Il n’est donc pas étonnant que l’histoire du design moderne soit marquée par plusieurs réalisations pour des sanatoriums, l’ensemble le plus fameux demeurant celui conçu par Alvar Aalto pour le sanatorium de Paimio en Finlande, entre 1928 et 1933.
L’ensemble de mobilier conçu par Jules Leleu pour le sanatorium Martel de Janville, sur le plateau d’Assy, en Haute-Savoie, entre 1934 et 1936, est un autre exemple de ce lien singulier.
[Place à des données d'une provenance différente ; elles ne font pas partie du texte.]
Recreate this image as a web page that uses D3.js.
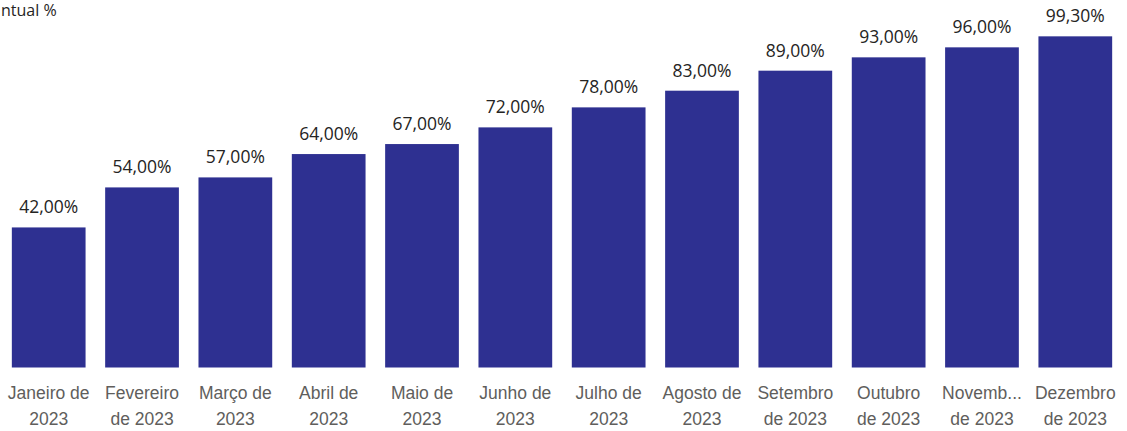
<!doctype html>
<html lang="pt">
<head>
<meta charset="utf-8"/>
<title>Percentual %</title>
<script src="https://d3js.org/d3.v7.min.js"></script>
<style>
  body { margin: 0; background: #fff; }
  svg { display: block; font-family: "Open Sans", "Noto Sans", sans-serif; }
</style>
</head>
<body>
<div id="chart"></div>
<script>
  // data
  var months = ["Janeiro de 2023", "Fevereiro de 2023", "Março de 2023", "Abril de 2023",
                "Maio de 2023", "Junho de 2023", "Julho de 2023", "Agosto de 2023",
                "Setembro de 2023", "Outubro de 2023", "Novembro de 2023", "Dezembro de 2023"];
  var tickLines = [["Janeiro de", "2023"], ["Fevereiro", "de 2023"], ["Março de", "2023"],
                   ["Abril de", "2023"], ["Maio de", "2023"], ["Junho de", "2023"],
                   ["Julho de", "2023"], ["Agosto de", "2023"], ["Setembro", "de 2023"],
                   ["Outubro", "de 2023"], ["Novemb...", "de 2023"], ["Dezembro", "de 2023"]];
  var values = [42.00, 54.00, 57.00, 64.00, 67.00, 72.00, 78.00, 83.00, 89.00, 93.00, 96.00, 99.30];

  var w = 1127, h = 431;

  var svg = d3.select("#chart").append("svg")
      .attr("width", w)
      .attr("height", h);

  var xScale = d3.scaleBand()
      .domain(months)
      .range([2.5, 1121.5])
      .paddingInner(0.21)
      .paddingOuter(0.1);

  var yScale = d3.scaleLinear()
      .domain([0, 100])
      .range([367.5, 34]);

  // title (cut off at the left edge in the original)
  svg.append("text")
      .attr("x", 1)
      .attr("y", 16)
      .attr("font-size", "16px")
      .attr("fill", "#252423")
      .text("ntual %");

  // bars
  svg.selectAll("rect.bar")
      .data(values)
      .enter()
      .append("rect")
      .attr("class", "bar")
      .attr("x", function(d, i) { return xScale(months[i]); })
      .attr("y", function(d) { return yScale(d); })
      .attr("width", xScale.bandwidth())
      .attr("height", function(d) { return yScale(0) - yScale(d); })
      .attr("fill", "#2E3091");

  // value labels
  svg.selectAll("text.val")
      .data(values)
      .enter()
      .append("text")
      .attr("class", "val")
      .attr("x", function(d, i) { return xScale(months[i]) + xScale.bandwidth() / 2; })
      .attr("y", function(d) { return yScale(d) - 14; })
      .attr("text-anchor", "middle")
      .attr("font-size", "17.5px")
      .attr("fill", "#252423")
      .text(function(d) { return d.toFixed(2).replace(".", ",") + "%"; });

  // x axis, labels on two lines
  var xAxis = d3.axisBottom(xScale).tickSize(0).tickPadding(0);
  var gx = svg.append("g")
      .attr("class", "axis")
      .attr("transform", "translate(0," + yScale(0) + ")")
      .call(xAxis);
  gx.select(".domain").remove();
  gx.selectAll(".tick text").remove();
  gx.selectAll(".tick").each(function(d, i) {
    var t = d3.select(this).append("text")
        .attr("text-anchor", "middle")
        .attr("font-size", "17.5px")
        .attr("fill", "#605E5C");
    tickLines[i].forEach(function(line, j) {
      t.append("tspan")
          .attr("x", 0)
          .attr("y", 31 + j * 26)
          .text(line);
    });
  });
</script>
</body>
</html>
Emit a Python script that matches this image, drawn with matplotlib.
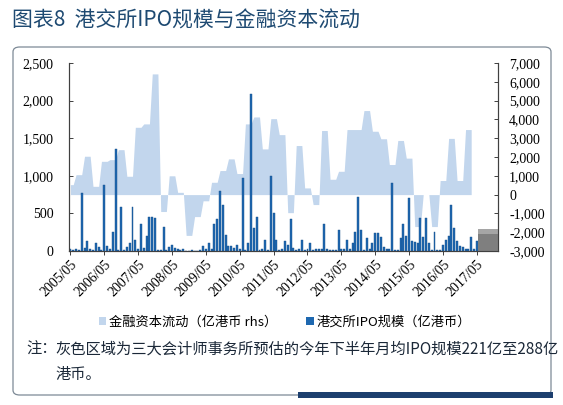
import numpy as np
import matplotlib
matplotlib.use('Agg')
import matplotlib.pyplot as plt
from matplotlib.patches import FancyBboxPatch, Rectangle, Patch

plt.rcParams['font.family'] = ['Noto Sans CJK SC', 'DejaVu Sans']

# monthly HKEX IPO size, 2005/05 .. 2017/05 (HK$ 100m)
ipo_size = [
    20, 15, 30, 10, 775, 40, 130, 20, 10, 100, 50, 15,
    875, 60, 20, 255, 1355, 10, 590, 10, 50, 100, 590, 145,
    30, 365, 40, 195, 450, 450, 440, 15, 10, 325, 10, 50,
    80, 45, 30, 10, 25, 5, 5, 10, 5, 5, 10, 70,
    30, 100, 20, 355, 420, 800, 610, 215, 60, 60, 40, 85,
    30, 975, 15, 100, 2085, 300, 455, 10, 20, 150, 15, 1000,
    510, 150, 10, 25, 130, 85, 420, 40, 10, 25, 150, 15,
    25, 100, 10, 25, 30, 30, 360, 20, 10, 10, 15, 280,
    20, 30, 145, 30, 110, 257, 720, 280, 10, 177, 25, 100,
    240, 240, 190, 50, 20, 30, 910, 10, 15, 170, 355, 200,
    710, 130, 120, 110, 445, 180, 440, 110, 15, 250, 10, 15,
    80, 150, 195, 610, 300, 135, 60, 50, 25, 20, 180, 20,
    130,
]

# quarterly financial capital flow, 2005Q2 .. 2017Q1 (HK$ 100m, rhs)
flow_quarterly = [
    530, 1060, 2040,
    440, 1770, 1860, 2390,
    975, 3580, 3760, 6420,
    -900, 1000, 120, -2170,
    -1170, -330, 655, 1280,
    1900, 1120, 3760, 4130,
    2430, 4040, 3190, -960,
    2610, 355, -530, 3410,
    815, 1240, 3460, 3460,
    4470, 3370, 2970, 1600,
    2880, 1940, -1700, 0,
    -1700, 750, 2990, 750,
    3460,
]
months_in_quarter = [2] + [3] * (len(flow_quarterly) - 1)

# accountants' estimate for 2H2017 monthly IPO size (221 to 288)
forecast_months = [145, 146, 147, 148, 149, 150, 151]
forecast_low = 221
forecast_high = 288

tick_labels = ['2005/05', '2006/05', '2007/05', '2008/05', '2009/05',
               '2010/05', '2011/05', '2012/05', '2013/05', '2014/05',
               '2015/05', '2016/05', '2017/05']

flow_monthly = np.repeat(flow_quarterly, months_in_quarter)
x_ipo = np.arange(len(ipo_size))
x_flow = np.arange(len(flow_monthly))

fig = plt.figure(figsize=(5.63, 4.05), dpi=100)

W, H = 563.0, 405.0
box = FancyBboxPatch((13 / W, 1 - 395 / H), 538 / W, 348 / H,
                     boxstyle='round,pad=0,rounding_size=0.012',
                     transform=fig.transFigure, facecolor='white',
                     edgecolor='#7d8a96', linewidth=0.9, zorder=-5)
fig.patches.append(box)
fig.patches.append(Rectangle((298 / W, 1 - 398 / H), 255 / W, 6 / H,
                             transform=fig.transFigure, facecolor='#1d3f6e',
                             edgecolor='none', zorder=-5))

ax1 = fig.add_axes([69 / W, 1 - 251 / H, 429 / W, 188 / H])
ax2 = ax1.twinx()
ax1.set_zorder(ax2.get_zorder() + 1)
ax1.patch.set_visible(False)
ax2.patch.set_visible(False)

blue_light = '#c2d6ed'
blue_dark = '#1e68b0'

ax2.fill_between(x_flow, 0, flow_monthly, color=blue_light, linewidth=0)
ax2.set_ylim(-3000, 7000)
ax2.set_yticks(range(-3000, 7001, 1000))
ax2.set_yticklabels([f'{v:,}' for v in range(-3000, 7001, 1000)])

ax1.bar(x_ipo, ipo_size, width=0.7, color=blue_dark,
        edgecolor='#174f8a', linewidth=0.3)
ax1.bar(forecast_months, [forecast_low] * len(forecast_months), width=1.0,
        color='#7f7f7f', linewidth=0)
ax1.bar(forecast_months, [forecast_high - forecast_low] * len(forecast_months),
        bottom=forecast_low, width=1.0, color='#a5a5a5', linewidth=0)
ax1.set_ylim(0, 2500)
ax1.set_yticks(range(0, 2501, 500))
ax1.set_yticklabels([f'{v:,}' for v in range(0, 2501, 500)])
ax1.set_xlim(-0.5, 151.5)
ax1.set_xticks(range(0, 145, 12))
ax1.set_xticklabels(tick_labels, rotation=45, ha='right', va='top',
                    rotation_mode='anchor')

serif = 'Liberation Serif'
for ax in (ax1, ax2):
    for side in ('left', 'right', 'bottom'):
        ax.spines[side].set_color('#404040')
        ax.spines[side].set_linewidth(0.8)
    ax.spines['top'].set_visible(False)
    for lab in ax.get_xticklabels() + ax.get_yticklabels():
        lab.set_fontfamily(serif)
        lab.set_fontsize(10)
ax1.tick_params(axis='y', direction='in', length=3, width=0.7, pad=11, color='#404040')
ax2.tick_params(axis='y', direction='in', length=3, width=0.7, pad=8, color='#404040')
ax1.tick_params(axis='x', direction='out', length=3, width=0.7, pad=2, color='#404040')

handles = [Patch(facecolor=blue_light, edgecolor='none'),
           Patch(facecolor=blue_dark, edgecolor='none')]
fig.legend(handles, ['金融资本流动（亿港币 rhs）', '港交所IPO规模（亿港币）'],
           loc='center', bbox_to_anchor=(285 / W, 1 - 322 / H), ncol=2,
           frameon=False, fontsize=9.5, handlelength=0.6, handleheight=0.6,
           handletextpad=0.2, columnspacing=2.2)

fig.text(12 / W, 1 - 21 / H, '图表8  港交所IPO规模与金融资本流动', fontsize=15,
         color='#1e4a72', va='center', ha='left')
note_color = '#1b2838'
fig.text(26 / W, 1 - 349 / H, '注：', fontsize=11, color=note_color, va='center')
fig.text(55 / W, 1 - 349 / H, '灰色区域为三大会计师事务所预估的今年下半年月均IPO规模221亿至288亿',
         fontsize=11, color=note_color, va='center')
fig.text(55 / W, 1 - 374 / H, '港币。', fontsize=11, color=note_color, va='center')

fig.savefig('out.png', dpi=100)
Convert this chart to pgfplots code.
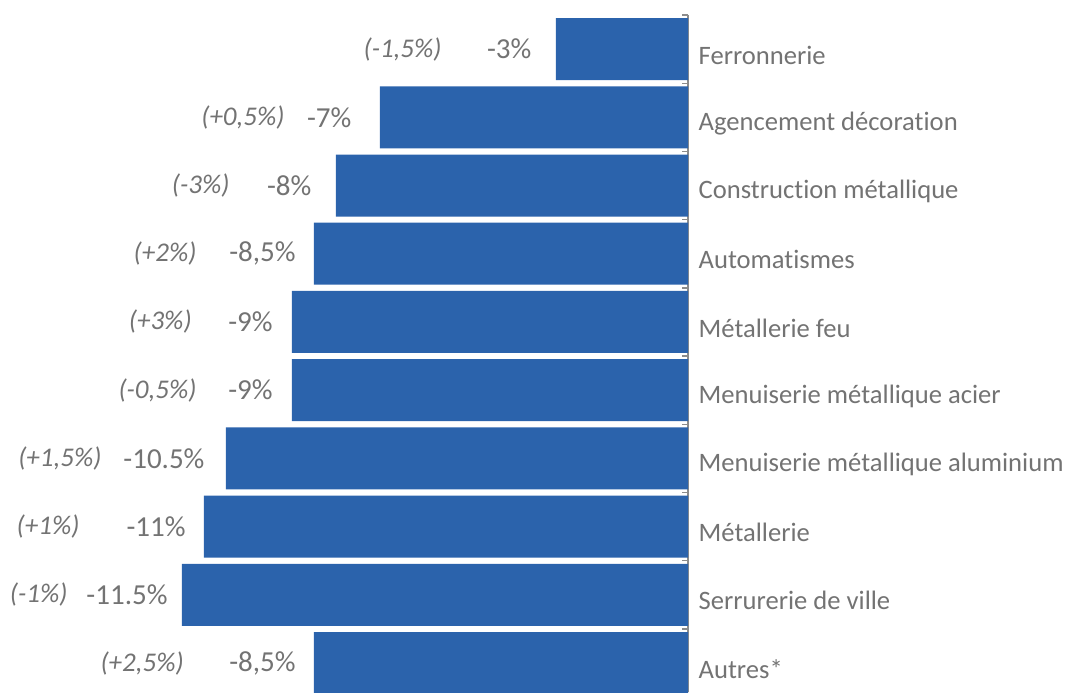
\documentclass[border=0pt]{standalone}
\usepackage{fontspec}
\setmainfont{Carlito}[Ligatures=NoCommon]
\usepackage{pgfplots}
\usepackage{pgfplotstable}
\pgfplotsset{compat=1.18}
\definecolor{barblue}{HTML}{2B63AC}
\definecolor{txtgray}{HTML}{737373}
\definecolor{axgray}{HTML}{8C8C8C}

\pgfplotstableread{
y val vlx vlab clx clab
0 -3 -3.55 {-3\%} -5.59 {(-1,5\%)}
1 -7 -7.64 {-7\%} -9.16 {(+0,5\%)}
2 -8 -8.55 {-8\%} -10.41 {(-3\%)}
3 -8.5 -8.91 {-8,5\%} -11.16 {(+2\%)}
4 -9 -9.43 {-9\%} -11.27 {(+3\%)}
5 -9 -9.43 {-9\%} -11.16 {(-0,5\%)}
6 -10.5 -10.98 {-10.5\%} -13.32 {(+1,5\%)}
7 -11 -11.41 {-11\%} -13.82 {(+1\%)}
8 -11.5 -11.82 {-11.5\%} -14.09 {(-1\%)}
9 -8.5 -8.91 {-8,5\%} -11.45 {(+2,5\%)}
}\data

\begin{document}
\begin{tikzpicture}
\begin{axis}[
  scale only axis, width=344pt, height=338.5pt,
  xmin=-15.636, xmax=0, ymin=-0.5, ymax=9.425, y dir=reverse,
  axis x line=none, axis y line=right,
  axis line style={-, draw=axgray, line width=0.7pt},
  ytick={0,...,9},
  yticklabels={Ferronnerie, Agencement décoration, Construction métallique, Automatismes, Métallerie feu, Menuiserie métallique acier, Menuiserie métallique aluminium, Métallerie, Serrurerie de ville, Autres*},
  major tick length=0pt,
  minor ytick={-0.5,0.5,...,9.5}, minor tick length=2.8pt, tick align=inside,
  every tick/.style={draw=axgray, line width=0.7pt},
  yticklabel style={anchor=west, text=txtgray, font=\fontsize{13.3}{16}\selectfont, xshift=1.8pt, yshift=-3pt},
  clip=false,
]
\addplot[xbar, bar width=31pt, bar shift=0pt, fill=barblue, draw=none] table[x=val, y=y] {\data};
\addplot[draw=none, nodes near coords, point meta=explicit symbolic,
  nodes near coords style={anchor=east, text=txtgray, inner sep=0pt, font=\fontsize{14.5}{17}\selectfont}]
  table[x=vlx, y=y, meta=vlab] {\data};
\addplot[draw=none, nodes near coords, point meta=explicit symbolic,
  nodes near coords style={anchor=east, text=txtgray, inner sep=0pt, font=\fontsize{13.5}{16}\selectfont\itshape}]
  table[x=clx, y=y, meta=clab] {\data};
\end{axis}
\pgfresetboundingbox
\path (current axis.south west) rectangle ([xshift=189.5pt, yshift=7.5pt]current axis.north east);
\end{tikzpicture}
\end{document}
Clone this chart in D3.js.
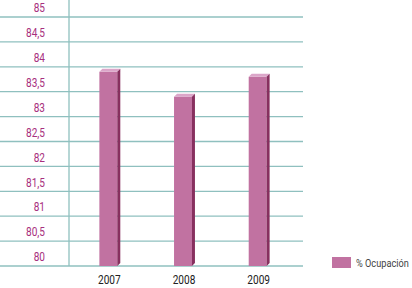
<!DOCTYPE html>
<html>
<head>
<meta charset="utf-8">
<script src="https://cdn.jsdelivr.net/npm/d3@7"></script>
<style>
  body { margin: 0; background: #fff; }
  text { font-family: "Liberation Sans Narrow", "Roboto", sans-serif; }
</style>
</head>
<body>
<div id="chart"></div>
<script>
// Data
const years = ["2007", "2008", "2009"];
const ocupacion = [83.9, 83.4, 83.8];
const yTicks = [80, 80.5, 81, 81.5, 82, 82.5, 83, 83.5, 84, 84.5, 85];
const seriesName = "% Ocupación";

const width = 412, height = 288;
const depth = 3; // fake 3D offset
const squeeze = 0.84; // the original uses a condensed face

const svg = d3.select("#chart").append("svg")
    .attr("width", width)
    .attr("height", height);

// y scale for the gridlines / bars
const y = d3.scaleLinear()
    .domain([80, 85])
    .range([266, 17]);

// x scale
const x = d3.scaleBand()
    .domain(years)
    .range([71, 295])
    .paddingInner(0.76)
    .paddingOuter(0.38);

// gridlines
svg.append("g")
    .selectAll("line")
    .data(yTicks)
    .join("line")
    .attr("x1", 0)
    .attr("x2", 303)
    .attr("y1", d => y(d))
    .attr("y2", d => y(d))
    .attr("stroke", "#8fc0bf")
    .attr("stroke-width", 1.3);

// vertical axis line
svg.append("line")
    .attr("x1", 69).attr("x2", 69)
    .attr("y1", 0).attr("y2", y(80))
    .attr("stroke", "#8fc0bf")
    .attr("stroke-width", 1.3);

// y labels (sit in the band above each line, comma decimals)
const fmt = d => String(d).replace(".", ",");
svg.append("g")
    .selectAll("text")
    .data(yTicks)
    .join("text")
    .attr("transform", d => `translate(45,${y(d) - 9}) scale(${squeeze},1)`)
    .attr("dy", "0.35em")
    .attr("text-anchor", "end")
    .attr("font-size", 12)
    .attr("fill", "#a8307e")
    .text(fmt);

// bars with a small 3D look
const bars = svg.append("g")
    .selectAll("g")
    .data(years.map((yr, i) => ({ yr, v: ocupacion[i] })))
    .join("g");

bars.append("rect")
    .attr("x", d => x(d.yr))
    .attr("y", d => y(d.v))
    .attr("width", x.bandwidth())
    .attr("height", d => y(80) - y(d.v))
    .attr("fill", "#c172a1");

// top face
bars.append("path")
    .attr("d", d => {
        const x0 = x(d.yr), x1 = x0 + x.bandwidth(), t = y(d.v);
        return `M${x0},${t}L${x0 + depth},${t - depth}L${x1 + depth},${t - depth}L${x1},${t}Z`;
    })
    .attr("fill", "#dba6c9");

// side face
bars.append("path")
    .attr("d", d => {
        const x1 = x(d.yr) + x.bandwidth(), t = y(d.v), b = y(80);
        return `M${x1},${t}L${x1 + depth},${t - depth}L${x1 + depth},${b - depth}L${x1},${b}Z`;
    })
    .attr("fill", "#87305f");

// x labels
svg.append("g")
    .selectAll("text")
    .data(years)
    .join("text")
    .attr("transform", d => `translate(${x(d) + x.bandwidth() / 2 + 1},280) scale(${squeeze},1)`)
    .attr("dy", "0.35em")
    .attr("text-anchor", "middle")
    .attr("font-size", 12)
    .attr("fill", "#222")
    .text(d => d);

// legend
svg.append("rect")
    .attr("x", 332).attr("y", 257)
    .attr("width", 19).attr("height", 11)
    .attr("fill", "#c172a1");

svg.append("text")
    .attr("transform", `translate(356,262.5) scale(0.8,1)`)
    .attr("dy", "0.35em")
    .attr("font-size", 11.5)
    .attr("fill", "#444")
    .text(seriesName);
</script>
</body>
</html>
Il est remarquable que Jules Leleu, habituellement associé au style art déco, particulièrement vivace en France dans les années 1920 et 1930, et à ses réalisations raffinées (Leleu revendique ainsi l’héritage de la grande ébénisterie française), réponde dans un style si différent à la commande qui lui est faite, par l’armée de l’Air, du mobilier de ce sanatorium.
Les matériaux choisis et mis en œuvre dans les ateliers de Jean Prouvé – tube d’acier cintré laqué pour les assises et les tables, tôle pliée, soudée et laquée pour le lit et le bureau – et l’esthétique minimale et fonctionnaliste qui domine l’ensemble, sont certes de nature à répondre aux besoins d’un tel lieu ; mais s’impose aussi l’idée d’une véritable correspondance entre ce besoin d’hygiène et les propositions du design moderne, comme si celui-là appelait véritablement celles-ci.